- _RECORDED INFORMATION_:
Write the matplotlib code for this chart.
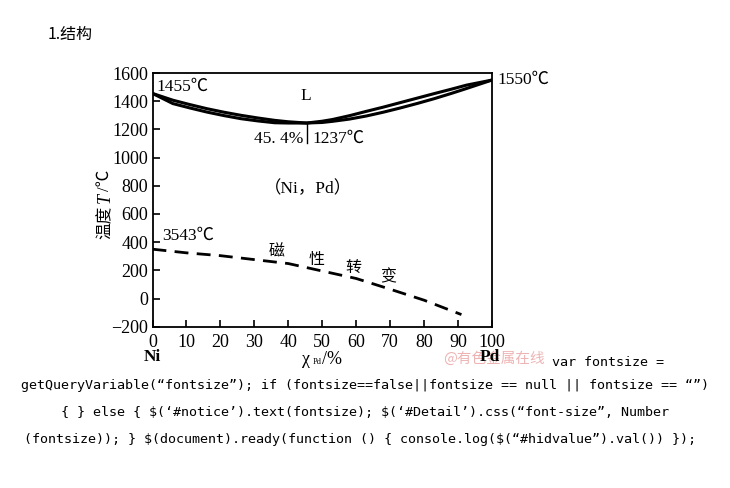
import numpy as np
import matplotlib
matplotlib.use("Agg")
from matplotlib import pyplot as plt

# liquidus / solidus of Ni-Pd
comp = [0, 6, 11, 16, 21, 26, 31, 36, 40, 45.4, 50, 53, 58, 63, 68, 73, 78, 83, 88, 92.5, 100]
liquidus = [1455, 1407, 1376, 1347, 1322, 1300, 1281, 1264, 1254, 1245, 1258, 1270,
            1297, 1328, 1358, 1390, 1422, 1454, 1485, 1514, 1550]
solidus = [1455, 1383, 1352, 1323, 1298, 1276, 1260, 1247, 1245, 1245, 1249, 1257,
           1273, 1295, 1322, 1352, 1384, 1418, 1455, 1490, 1550]

# magnetic transition (dashed)
mag_comp = [0, 10, 20, 30, 40, 50, 60, 70, 80, 91]
mag_temp = [350, 324, 304, 276, 248, 195, 142, 66, -12, -114]

min_comp = 45.4
min_line = [1245, 1100]

xticks = list(range(0, 101, 10))
yticks = list(range(-200, 1601, 200))

js_lines = [
    "getQueryVariable(\u201cfontsize\u201d); if (fontsize==false||fontsize == null || fontsize == \u201c\u201d)",
    "{ } else { $(\u2018#notice\u2019).text(fontsize); $(\u2018#Detail\u2019).css(\u201cfont-size\u201d, Number",
    "(fontsize)); } $(document).ready(function () { console.log($(\u201c#hidvalue\u201d).val()) });",
]

serif = ["Liberation Serif", "Noto Sans CJK SC", "DejaVu Sans"]
cjk = ["Noto Sans CJK SC", "DejaVu Sans"]
mono = ["DejaVu Sans Mono", "Noto Sans CJK SC"]

W, H = 730, 488
fig = plt.figure(figsize=(W / 100, H / 100), dpi=100)


def fx(px):
    return px / W


def fy(py):
    return 1 - py / H


ax = fig.add_axes([fx(152.5), fy(326.7), (492 - 152.5) / W, (326.7 - 73) / H])
ax.plot(comp, liquidus, color="black", lw=2.2, solid_capstyle="round")
ax.plot(comp, solidus, color="black", lw=2.2, solid_capstyle="round")
ax.plot([min_comp, min_comp], min_line, color="black", lw=1.0)
ax.plot(mag_comp, mag_temp, color="black", lw=2.0, dashes=(5, 3))

ax.set_xlim(0, 100)
ax.set_ylim(-200, 1600)
ax.set_xticks(xticks)
ax.set_yticks(yticks)
ax.set_yticklabels(["\u2212200" if v < 0 else str(v) for v in yticks])
ax.tick_params(direction="in", length=5, width=1.2, labelsize=13, pad=3)
ax.tick_params(axis="x", pad=5)
for lab in ax.get_xticklabels() + ax.get_yticklabels():
    lab.set_family(serif)
for s in ax.spines.values():
    s.set_linewidth(1.3)

fs = 12.5
ax.text(1.3, 1503, "1455\u2103", family=serif, fontsize=fs, va="center", ha="left")
ax.text(45.2, 1437, "L", family=serif, fontsize=fs, va="center", ha="center")
ax.text(44.3, 1132, "45. 4%", family=serif, fontsize=fs, va="center", ha="right")
ax.text(47, 1132, "1237\u2103", family=serif, fontsize=fs, va="center", ha="left")
ax.text(101.6, 1550, "1550\u2103", family=serif, fontsize=fs, va="center", ha="left", clip_on=False)
ax.text(45.8, 777, "\uff08Ni\uff0cPd\uff09", family=serif, fontsize=fs, va="center", ha="center")
ax.text(2.8, 444, "3543\u2103", family=serif, fontsize=fs, va="center", ha="left")
for ch, cx, cy in [("磁", 36.7, 331), ("性", 48.2, 274), ("转", 59.1, 217), ("变", 69.4, 153)]:
    ax.text(cx, cy, ch, family=cjk, fontsize=11.5, va="center", ha="center")

# y label in pieces: 温度 / italic T / "/℃"
fig.text(fx(105), fy(222), "温度", family=cjk, fontsize=12, rotation=90, va="center", ha="center")
fig.text(fx(105), fy(198), "T", family="Liberation Serif", style="italic", fontsize=13,
         rotation=90, va="center", ha="center")
fig.text(fx(105), fy(180), "/\u2103", family=serif, fontsize=12, rotation=90,
         va="center", ha="center")

fig.text(fx(152), fy(357), "Ni", family=serif, fontsize=12.5, weight="bold", va="center", ha="center")
fig.text(fx(494), fy(359), "@有色金属在线", family=cjk, fontsize=10.5, color="#eeb4b4",
         va="center", ha="center")
fig.text(fx(490), fy(357), "Pd", family=serif, fontsize=12.5, weight="bold", va="center", ha="center")
fig.text(fx(302), fy(360), "\u03c7", family=serif, fontsize=13, va="center", ha="left")
fig.text(fx(313), fy(362), "Pd", family=serif, fontsize=6, va="center", ha="left")
fig.text(fx(322), fy(360), "/%", family=serif, fontsize=13, va="center", ha="left")

fig.text(fx(48), fy(34), "1.结构", family=cjk, fontsize=11.5, va="center", ha="left")

fig.text(fx(552), fy(363), "var fontsize =", family=mono, fontsize=9.6, va="center", ha="left")
fig.text(fx(365), fy(385), js_lines[0], family=mono, fontsize=9.6, va="center", ha="center",
         parse_math=False)
fig.text(fx(365), fy(412), js_lines[1], family=mono, fontsize=9.6, va="center", ha="center",
         parse_math=False)
fig.text(fx(360), fy(439), js_lines[2], family=mono, fontsize=9.6, va="center", ha="center",
         parse_math=False)

fig.savefig("out.png", dpi=100)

- _PROBLEM DETAILS_: Copy exactly the lines running from the beginning of the listing through the line that has "from matplotlib import pyplot as plt". Drop the pictures.

- _EXERCISE SOLUTION_:
Write the matplotlib code for this chart.
import numpy as np
import matplotlib
matplotlib.use("Agg")
from matplotlib import pyplot as plt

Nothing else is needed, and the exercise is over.